(Why) Is there only one Lyapunov exponent?

Question

Lyapunov exponents describe how two (infinitesimally) close initial conditions behave (exponentially) in the long run. If a system is chaotic, the largest Lyapunov exponent is positive. However, as far as I understand it, if we have say, three ODEs depending on time, each state variable has one Lyapunov exponent. But how?

If we consider $$ \lambda = \lim_{t \to \infty} \lim_{\delta \mathbf{Z}_0 \to 0} \frac{1}{t} \ln\frac{| \delta\mathbf{Z}(t)|}{|\delta \mathbf{Z}_0|}, $$ in my understanding, this would always tend to zero as $t\to\infty$ if we consider a chaotic attractor?!

What am I getting wrong?

Thank you!

Answer 1

each state variable has one Lyapunov exponent. But how?

The equation you give is for the maximal Lyapunov exponent, while what you're referring to here is Lyapunov spectrum.
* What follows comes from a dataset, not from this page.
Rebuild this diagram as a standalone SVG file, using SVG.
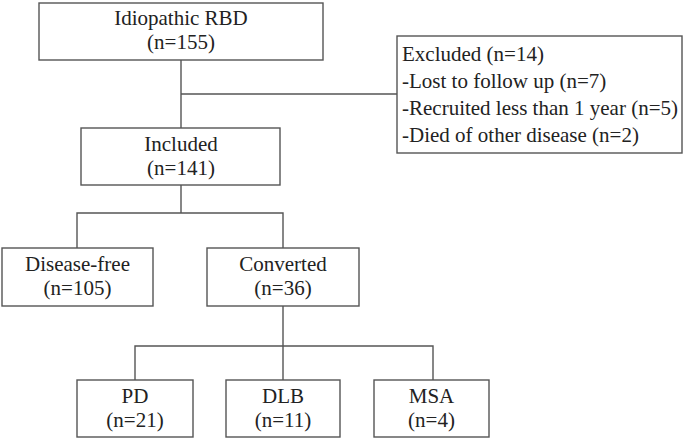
<svg xmlns="http://www.w3.org/2000/svg" width="685" height="440" viewBox="0 0 685 440">
<style>
.box{fill:#fff;stroke:#555;stroke-width:1.4}
.t{font-family:"Liberation Serif","Times New Roman",serif;font-size:21px;fill:#222;text-anchor:middle}
.tl{font-family:"Liberation Serif","Times New Roman",serif;font-size:21px;fill:#222}
.ln{fill:none;stroke:#555;stroke-width:1.4}
</style>
<rect width="685" height="440" fill="#fff"/>
<g id="connectors">
<path class="ln" d="M181,60 V128 M181,94 H397"/>
<path class="ln" d="M181,185 V213 M77,248 V213 H283 V248"/>
<path class="ln" d="M283,306 V346 M135,380 V346 H433 V380 M283,346 V380"/>
</g>
<g id="idiopathic">
<rect class="box" x="39" y="3" width="284" height="57"/>
<text class="t" x="181" y="25">Idiopathic RBD</text>
<text class="t" x="181" y="49">(n=155)</text>
</g>
<g id="excluded">
<rect class="box" x="397" y="36" width="285" height="117"/>
<text class="tl" x="402" y="61">Excluded (n=14)</text>
<text class="tl" x="402" y="88">-Lost to follow up (n=7)</text>
<text class="tl" x="402" y="115">-Recruited less than 1 year (n=5)</text>
<text class="tl" x="402" y="142">-Died of other disease (n=2)</text>
</g>
<g id="included">
<rect class="box" x="81" y="128" width="199" height="57"/>
<text class="t" x="181" y="151">Included</text>
<text class="t" x="181" y="175">(n=141)</text>
</g>
<g id="diseasefree">
<rect class="box" x="2" y="248" width="151" height="58"/>
<text class="t" x="77.5" y="271">Disease-free</text>
<text class="t" x="77.5" y="295">(n=105)</text>
</g>
<g id="converted">
<rect class="box" x="207" y="248" width="152" height="58"/>
<text class="t" x="283" y="271">Converted</text>
<text class="t" x="283" y="295">(n=36)</text>
</g>
<g id="pd">
<rect class="box" x="77" y="380" width="116" height="57"/>
<text class="t" x="135" y="403">PD</text>
<text class="t" x="135" y="427">(n=21)</text>
</g>
<g id="dlb">
<rect class="box" x="226" y="380" width="114" height="57"/>
<text class="t" x="283" y="403">DLB</text>
<text class="t" x="283" y="427">(n=11)</text>
</g>
<g id="msa">
<rect class="box" x="374" y="380" width="115" height="57"/>
<text class="t" x="431.5" y="403">MSA</text>
<text class="t" x="431.5" y="427">(n=4)</text>
</g>
</svg>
You can find how to calculate it in almost any text on chaos theory - Wikipedia as usual could be a good start for getting the overall picture. This previous answer gives some pointers and references for the calculation, and this answer tries to say something about their meaning.

this would always tend to zero as t→∞ if we consider a chaotic attractor?!

Nope. The factor $1/t$ goes linearly to zero, yes, but $\delta\mathbf{Z}(t)$ diverges exponentially for chaotic orbits, meaning that the factor $\ln | \delta\mathbf{Z}(t)|$ should diverge linearly and the whole thing converges, as also explained in this answer for iterated systems.

Also notice the limit $\delta\mathbf{Z}(0) \to 0$, which means that the values that the equations return are local quantities for a specific orbit - so the divergence is local, that's how you can have finite exponents also for spatially confined orbits.